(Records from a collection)
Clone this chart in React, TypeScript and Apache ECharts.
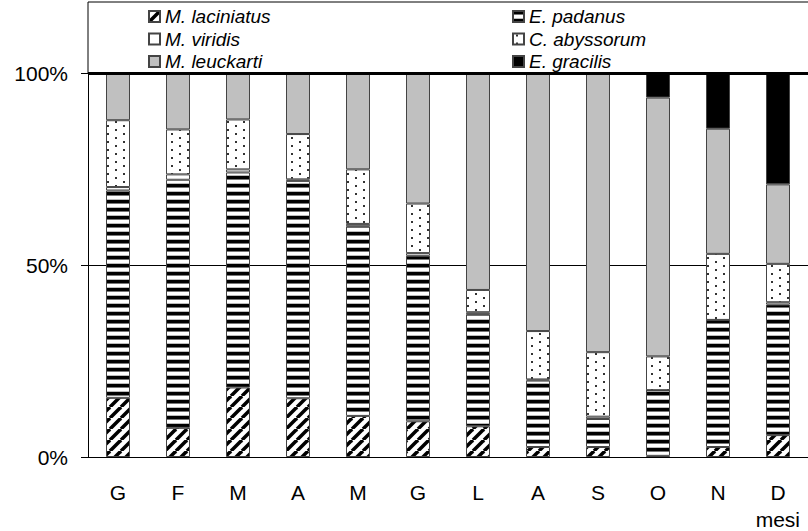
import React, { useEffect, useRef } from "react";
import * as echarts from "echarts";

const months = ["G", "F", "M", "A", "M", "G", "L", "A", "S", "O", "N", "D"];
const yTicks = [0, 50, 100];

const laciniatus = [15.4, 7.6, 18.1, 15.3, 10.7, 9.3, 8.0, 2.6, 2.6, 0.3, 2.6, 5.7];
const padanus = [54.0, 64.6, 56.0, 56.6, 49.4, 43.1, 29.2, 17.3, 7.3, 17.1, 33.1, 34.0];
const viridis = [0.9, 1.4, 0.8, 0.4, 0.6, 0.7, 0.5, 0.3, 0.6, 0, 0, 0.6];
const abyssorum = [17.4, 11.7, 13.0, 11.8, 14.2, 12.9, 5.8, 12.6, 16.8, 8.8, 17.2, 10.0];
const leuckarti = [12.3, 14.7, 12.1, 15.9, 25.1, 34.0, 56.5, 67.2, 72.7, 67.4, 32.6, 20.7];
const gracilis = [0, 0, 0, 0, 0, 0, 0, 0, 0, 6.4, 14.5, 29.0];

const FONT = "'Liberation Sans', Arial, sans-serif";

function makeCanvas(w: number, h: number, draw: (ctx: CanvasRenderingContext2D) => void) {
  const c = document.createElement("canvas");
  c.width = w;
  c.height = h;
  const ctx = c.getContext("2d") as CanvasRenderingContext2D;
  ctx.fillStyle = "#fff";
  ctx.fillRect(0, 0, w, h);
  draw(ctx);
  return c;
}

function pattern(c: HTMLCanvasElement) {
  return { image: c, repeat: "repeat", imageWidth: c.width, imageHeight: c.height } as any;
}

export default function App() {
  const ref = useRef<HTMLDivElement>(null);
  useEffect(() => {
    if (!ref.current) return;
    const chart = echarts.init(ref.current, undefined, { renderer: "svg" });

    const stripes = makeCanvas(8, 8, (ctx) => {
      ctx.fillStyle = "#000";
      ctx.fillRect(0, 0, 8, 3);
      ctx.fillStyle = "#777";
      ctx.fillRect(0, 3, 8, 1);
      ctx.fillStyle = "#bbb";
      ctx.fillRect(0, 7, 8, 1);
    });
    const diag = makeCanvas(11, 11, (ctx) => {
      ctx.strokeStyle = "#000";
      ctx.lineWidth = 3.5;
      for (const k of [-11, 0, 11]) {
        ctx.beginPath();
        ctx.moveTo(k, 11);
        ctx.lineTo(k + 11, 0);
        ctx.stroke();
      }
    });
    const dots = makeCanvas(16, 8, (ctx) => {
      ctx.fillStyle = "#333";
      ctx.fillRect(3, 1, 2, 2);
      ctx.fillRect(11, 5, 2, 2);
    });

    const border = { borderColor: "#444", borderWidth: 1 };
    const mk = (name: string, data: number[], color: any, extra: any = {}) => ({
      name,
      type: "bar",
      stack: "total",
      barWidth: 24,
      data,
      itemStyle: { color, ...border },
      emphasis: { disabled: true },
      ...extra,
    });

    const legendText = { fontFamily: FONT, fontSize: 19, fontStyle: "italic", color: "#000", lineHeight: 19 };

    chart.setOption({
      animation: false,
      grid: { left: 88, right: -6, top: 73, bottom: 74 },
      legend: [
        {
          data: ["M. laciniatus", "M. viridis", "M. leuckarti"],
          orient: "vertical",
          left: 148,
          top: 7,
          padding: 0,
          itemWidth: 11,
          itemHeight: 11,
          itemGap: 3.5,
          icon: "rect",
          selectedMode: false,
          textStyle: legendText,
        },
        {
          data: ["E. padanus", "C. abyssorum", "E. gracilis"],
          orient: "vertical",
          left: 512,
          top: 7,
          padding: 0,
          itemWidth: 11,
          itemHeight: 11,
          itemGap: 3.5,
          icon: "rect",
          selectedMode: false,
          textStyle: legendText,
        },
      ],
      xAxis: {
        type: "category",
        data: months,
        axisLine: { lineStyle: { color: "#000", width: 1 } },
        axisTick: { length: 6, lineStyle: { color: "#000" } },
        axisLabel: { fontFamily: FONT, fontSize: 21, color: "#000", margin: 25 },
      },
      yAxis: {
        type: "value",
        min: 0,
        max: 100,
        interval: 50,
        axisLine: { show: true, lineStyle: { color: "#000", width: 1 } },
        axisTick: { show: true, length: 7, lineStyle: { color: "#000" } },
        axisLabel: {
          fontFamily: FONT,
          fontSize: 21,
          color: "#000",
          margin: 20,
          formatter: (v: number) => (yTicks.includes(v) ? v + "%" : ""),
        },
        splitLine: { show: true, lineStyle: { color: "#000", width: 1 } },
      },
      graphic: [
        {
          type: "rect",
          shape: { x: 88, y: 2, width: 740, height: 71 },
          style: { fill: "none", stroke: "#000", lineWidth: 1 },
          silent: true,
        },
        {
          type: "text",
          right: 8,
          bottom: 1,
          style: { text: "mesi", font: `21px ${FONT}`, fill: "#000" },
          silent: true,
        },
      ],
      series: [
        mk("M. laciniatus", laciniatus, pattern(diag)),
        mk("E. padanus", padanus, pattern(stripes)),
        mk("M. viridis", viridis, "#ffffff"),
        mk("C. abyssorum", abyssorum, pattern(dots)),
        mk("M. leuckarti", leuckarti, "#c0c0c0"),
        mk("E. gracilis", gracilis, "#000000", {
          markLine: {
            silent: true,
            symbol: ["none", "none"],
            label: { show: false },
            lineStyle: { color: "#000", width: 3, type: "solid" },
            data: [{ yAxis: 100 }],
          },
        }),
      ],
    });
    return () => chart.dispose();
  }, []);
  return (
    <div
      ref={ref}
      style={{ position: "absolute", left: 0, top: 0, width: 808, height: 531, background: "#fff" }}
    />
  );
}
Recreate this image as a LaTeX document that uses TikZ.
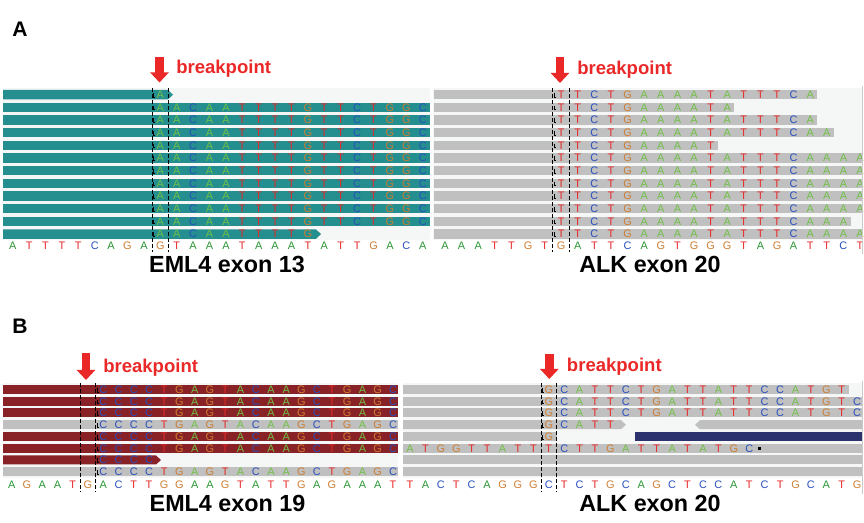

TASK DESCRIPTION: Your task is to reproduce exactly the lines from the start of the data above through the line containing "const yTicks = [0, 50, 100];", leaving every picture out.

EXERCISE RESPONSE:
Clone this chart in React, TypeScript and Apache ECharts.
import React, { useEffect, useRef } from "react";
import * as echarts from "echarts";

const months = ["G", "F", "M", "A", "M", "G", "L", "A", "S", "O", "N", "D"];
const yTicks = [0, 50, 100];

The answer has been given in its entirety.